José Henrique Fonseca, diretor-geral da série, concorda.
— A gente já sentia, já intuía um pouco todo esse interesse que teve em cima do tema. Não é que é um tema, é o tema. Então, é uma série que já vinha com uma pertinência enorme — afirma ele, por telefone, de Portugal, onde vive há dois meses com a mulher, a atriz Cláudia Abreu, e os filhos. Sobre a bem-sucedida transposição da obra literária para a produção audiovisual, Fonseca pondera:
— Você vai vendo, vai batendo bola com os roteiristas para ver a viabilidade daquelas questões todas, adaptações são feitas, porque você tem ali toda uma gramática cinematográfica que entra em cima da história: qual é o jeito que a gente acha que isso pode ficar legal, em qual tipo de ritmo que você quer que o espectador embarque. Isso é um esforço conjunto. É difícil você ter sucesso sem ter esses três bem encaminhados: roteiro, direção e atuação.
De fato, essa engrenagem funciona em sintonia na série. Roteiro e direção estão muito bem alinhados, imprimindo o suspense, a agilidade e as necessárias pausas aos detalhes na medida certa. Há cenas chocantes, sem serem explicitamente reveladas. E, para quem gosta do gênero policial, suspense, pode até encontrar pitadas de O Silêncio dos Inocentes e Millennium: Os Homens que Não Amavam as Mulheres.

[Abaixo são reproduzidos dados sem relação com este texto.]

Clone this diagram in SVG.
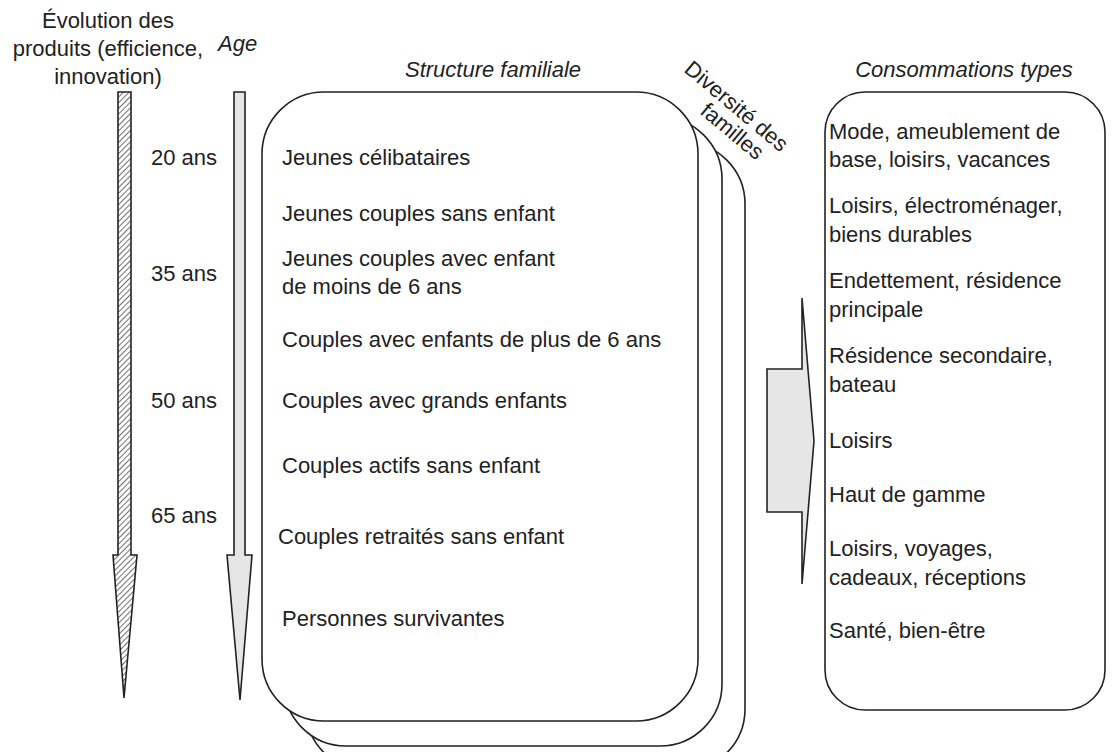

O elenco, como um todo, é um capítulo à parte. Edu Moscovis faz um trabalho primoroso, e assustador, como o serial killer de aparência gentil. Camila Morgado confere a carga dramática de grande atriz à sua Janete. E Tainá constrói, de forma impecável, as nuances de sua heroína — ou anti-heroína?
Mesmo com trajetória marcada pelo ecletismo, José Henrique Fonseca é um expert no gênero policial, por habilidade e herança. Filho do escritor Rubem Fonseca, um dos grandes nomes da literatura policial brasileira, morto em abril, ele cresceu lendo e vendo o pai escrevendo seus célebres romances. Os dois chegaram a trabalhar juntos, no filme O Homem do Ano e na série Mandrake.
— A verdadeira herança que levo é essa herança cultural, que você tem que ser persistente com as coisas, trabalhar todo o dia — diz o diretor, que está na torcida pela segunda temporada de Bom Dia, Verônica.
A legião de fãs que série já tem também.